Copy out the data below as written; omit any images.

* start Information provided *

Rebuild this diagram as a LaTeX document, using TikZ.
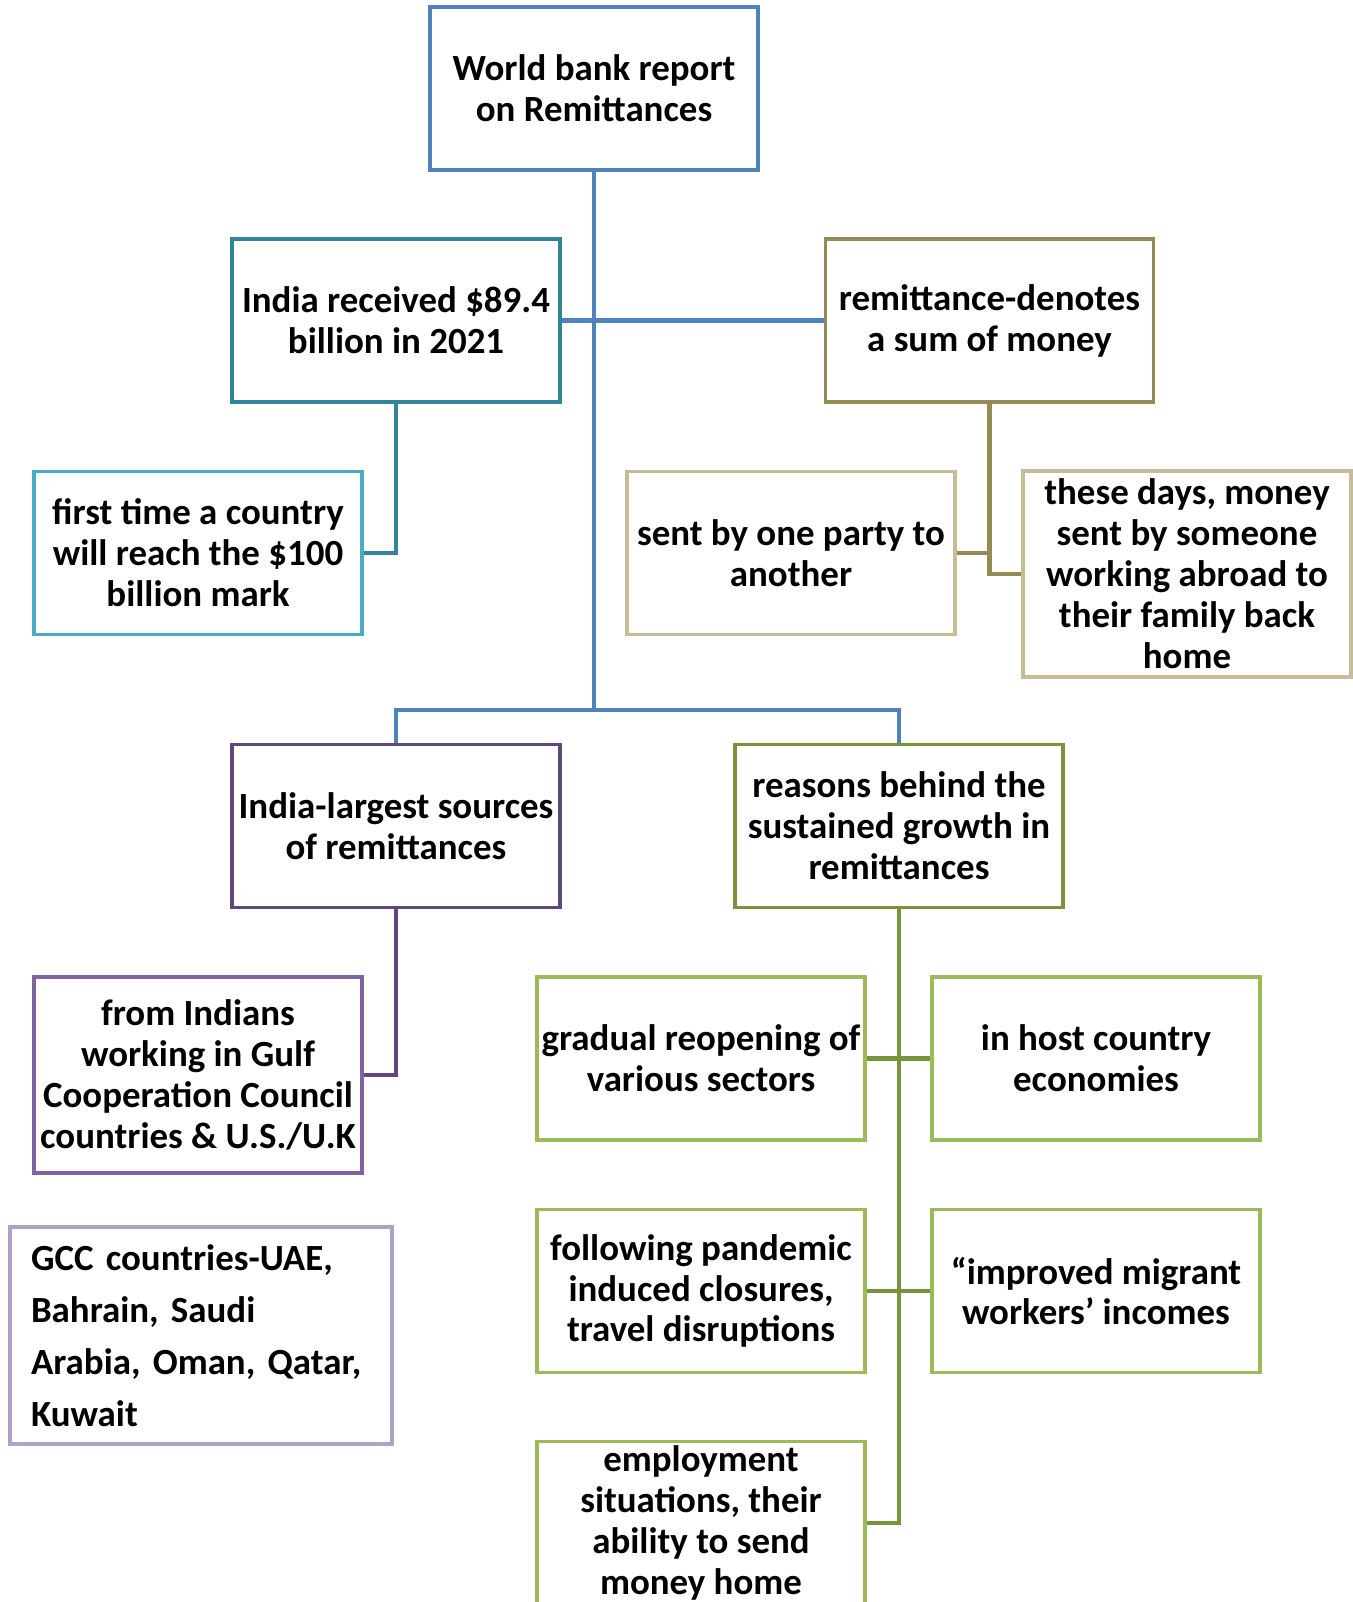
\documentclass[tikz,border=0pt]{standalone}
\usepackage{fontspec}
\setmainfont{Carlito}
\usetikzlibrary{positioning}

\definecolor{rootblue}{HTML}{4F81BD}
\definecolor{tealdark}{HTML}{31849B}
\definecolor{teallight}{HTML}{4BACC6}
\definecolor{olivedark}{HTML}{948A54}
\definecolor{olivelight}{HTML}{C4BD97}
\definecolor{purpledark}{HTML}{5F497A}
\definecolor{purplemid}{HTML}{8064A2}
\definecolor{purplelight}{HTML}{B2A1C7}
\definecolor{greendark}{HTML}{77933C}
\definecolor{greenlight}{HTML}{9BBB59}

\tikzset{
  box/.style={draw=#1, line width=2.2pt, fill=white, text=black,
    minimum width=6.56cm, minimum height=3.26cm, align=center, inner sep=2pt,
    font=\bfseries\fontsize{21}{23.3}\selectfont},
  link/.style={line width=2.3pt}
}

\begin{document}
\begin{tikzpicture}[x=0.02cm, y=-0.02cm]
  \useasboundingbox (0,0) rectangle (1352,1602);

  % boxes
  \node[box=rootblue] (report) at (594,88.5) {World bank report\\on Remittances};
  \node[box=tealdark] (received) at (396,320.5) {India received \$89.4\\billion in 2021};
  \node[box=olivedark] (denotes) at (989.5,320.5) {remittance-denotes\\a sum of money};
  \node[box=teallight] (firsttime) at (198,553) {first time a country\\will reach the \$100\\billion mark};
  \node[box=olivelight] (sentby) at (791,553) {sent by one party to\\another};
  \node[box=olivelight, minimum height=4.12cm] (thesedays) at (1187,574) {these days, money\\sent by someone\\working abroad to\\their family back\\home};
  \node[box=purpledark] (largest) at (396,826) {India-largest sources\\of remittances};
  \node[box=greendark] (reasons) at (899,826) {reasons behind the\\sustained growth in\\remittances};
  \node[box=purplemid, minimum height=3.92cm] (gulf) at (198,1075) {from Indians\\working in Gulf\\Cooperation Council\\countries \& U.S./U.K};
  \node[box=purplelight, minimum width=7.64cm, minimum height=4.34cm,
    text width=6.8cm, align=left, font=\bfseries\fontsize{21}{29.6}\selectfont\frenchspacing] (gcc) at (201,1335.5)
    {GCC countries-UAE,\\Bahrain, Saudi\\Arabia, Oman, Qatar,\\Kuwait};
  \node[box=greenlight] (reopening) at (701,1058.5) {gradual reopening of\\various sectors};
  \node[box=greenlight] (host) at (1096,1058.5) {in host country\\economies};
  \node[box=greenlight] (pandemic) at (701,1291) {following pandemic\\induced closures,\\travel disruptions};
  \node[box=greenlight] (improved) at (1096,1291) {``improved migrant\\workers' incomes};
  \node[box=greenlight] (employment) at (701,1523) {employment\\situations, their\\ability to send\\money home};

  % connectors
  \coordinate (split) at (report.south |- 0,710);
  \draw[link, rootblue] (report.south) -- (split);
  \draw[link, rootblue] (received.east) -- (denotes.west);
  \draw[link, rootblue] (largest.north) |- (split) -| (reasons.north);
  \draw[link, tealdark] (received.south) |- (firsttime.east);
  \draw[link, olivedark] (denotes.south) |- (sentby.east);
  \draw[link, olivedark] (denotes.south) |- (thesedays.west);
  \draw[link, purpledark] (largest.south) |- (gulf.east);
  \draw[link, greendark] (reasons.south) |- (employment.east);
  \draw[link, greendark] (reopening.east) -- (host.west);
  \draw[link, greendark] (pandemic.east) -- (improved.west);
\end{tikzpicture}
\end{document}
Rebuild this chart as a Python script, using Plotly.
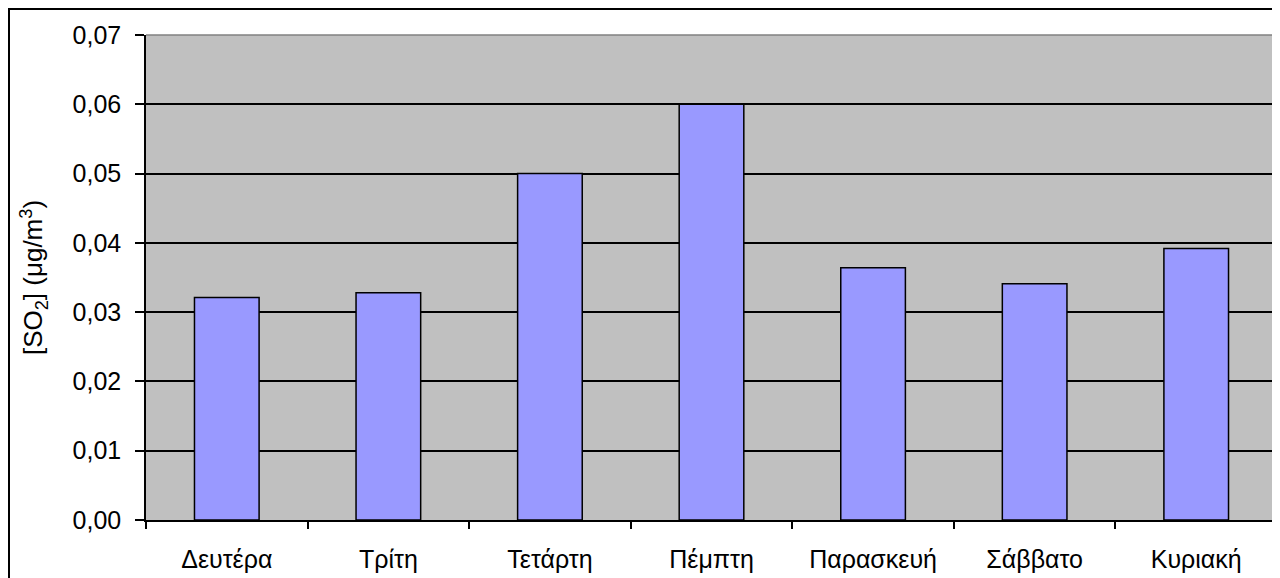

* end Information provided *

Final answer
Rebuild this diagram as a LaTeX document, using TikZ.
\documentclass[tikz,border=0pt]{standalone}
\usepackage{fontspec}
\setmainfont{Carlito}
\usetikzlibrary{positioning}

\definecolor{rootblue}{HTML}{4F81BD}
\definecolor{tealdark}{HTML}{31849B}
\definecolor{teallight}{HTML}{4BACC6}
\definecolor{olivedark}{HTML}{948A54}
\definecolor{olivelight}{HTML}{C4BD97}
\definecolor{purpledark}{HTML}{5F497A}
\definecolor{purplemid}{HTML}{8064A2}
\definecolor{purplelight}{HTML}{B2A1C7}
\definecolor{greendark}{HTML}{77933C}
\definecolor{greenlight}{HTML}{9BBB59}

\tikzset{
  box/.style={draw=#1, line width=2.2pt, fill=white, text=black,
    minimum width=6.56cm, minimum height=3.26cm, align=center, inner sep=2pt,
    font=\bfseries\fontsize{21}{23.3}\selectfont},
  link/.style={line width=2.3pt}
}

\begin{document}
\begin{tikzpicture}[x=0.02cm, y=-0.02cm]
  \useasboundingbox (0,0) rectangle (1352,1602);

  % boxes
  \node[box=rootblue] (report) at (594,88.5) {World bank report\\on Remittances};
  \node[box=tealdark] (received) at (396,320.5) {India received \$89.4\\billion in 2021};
  \node[box=olivedark] (denotes) at (989.5,320.5) {remittance-denotes\\a sum of money};
  \node[box=teallight] (firsttime) at (198,553) {first time a country\\will reach the \$100\\billion mark};
  \node[box=olivelight] (sentby) at (791,553) {sent by one party to\\another};
  \node[box=olivelight, minimum height=4.12cm] (thesedays) at (1187,574) {these days, money\\sent by someone\\working abroad to\\their family back\\home};
  \node[box=purpledark] (largest) at (396,826) {India-largest sources\\of remittances};
  \node[box=greendark] (reasons) at (899,826) {reasons behind the\\sustained growth in\\remittances};
  \node[box=purplemid, minimum height=3.92cm] (gulf) at (198,1075) {from Indians\\working in Gulf\\Cooperation Council\\countries \& U.S./U.K};
  \node[box=purplelight, minimum width=7.64cm, minimum height=4.34cm,
    text width=6.8cm, align=left, font=\bfseries\fontsize{21}{29.6}\selectfont\frenchspacing] (gcc) at (201,1335.5)
    {GCC countries-UAE,\\Bahrain, Saudi\\Arabia, Oman, Qatar,\\Kuwait};
  \node[box=greenlight] (reopening) at (701,1058.5) {gradual reopening of\\various sectors};
  \node[box=greenlight] (host) at (1096,1058.5) {in host country\\economies};
  \node[box=greenlight] (pandemic) at (701,1291) {following pandemic\\induced closures,\\travel disruptions};
  \node[box=greenlight] (improved) at (1096,1291) {``improved migrant\\workers' incomes};
  \node[box=greenlight] (employment) at (701,1523) {employment\\situations, their\\ability to send\\money home};

  % connectors
  \coordinate (split) at (report.south |- 0,710);
  \draw[link, rootblue] (report.south) -- (split);
  \draw[link, rootblue] (received.east) -- (denotes.west);
  \draw[link, rootblue] (largest.north) |- (split) -| (reasons.north);
  \draw[link, tealdark] (received.south) |- (firsttime.east);
  \draw[link, olivedark] (denotes.south) |- (sentby.east);
  \draw[link, olivedark] (denotes.south) |- (thesedays.west);
  \draw[link, purpledark] (largest.south) |- (gulf.east);
  \draw[link, greendark] (reasons.south) |- (employment.east);
  \draw[link, greendark] (reopening.east) -- (host.west);
  \draw[link, greendark] (pandemic.east) -- (improved.west);
\end{tikzpicture}
\end{document}
Rebuild this chart as a Python script, using Plotly.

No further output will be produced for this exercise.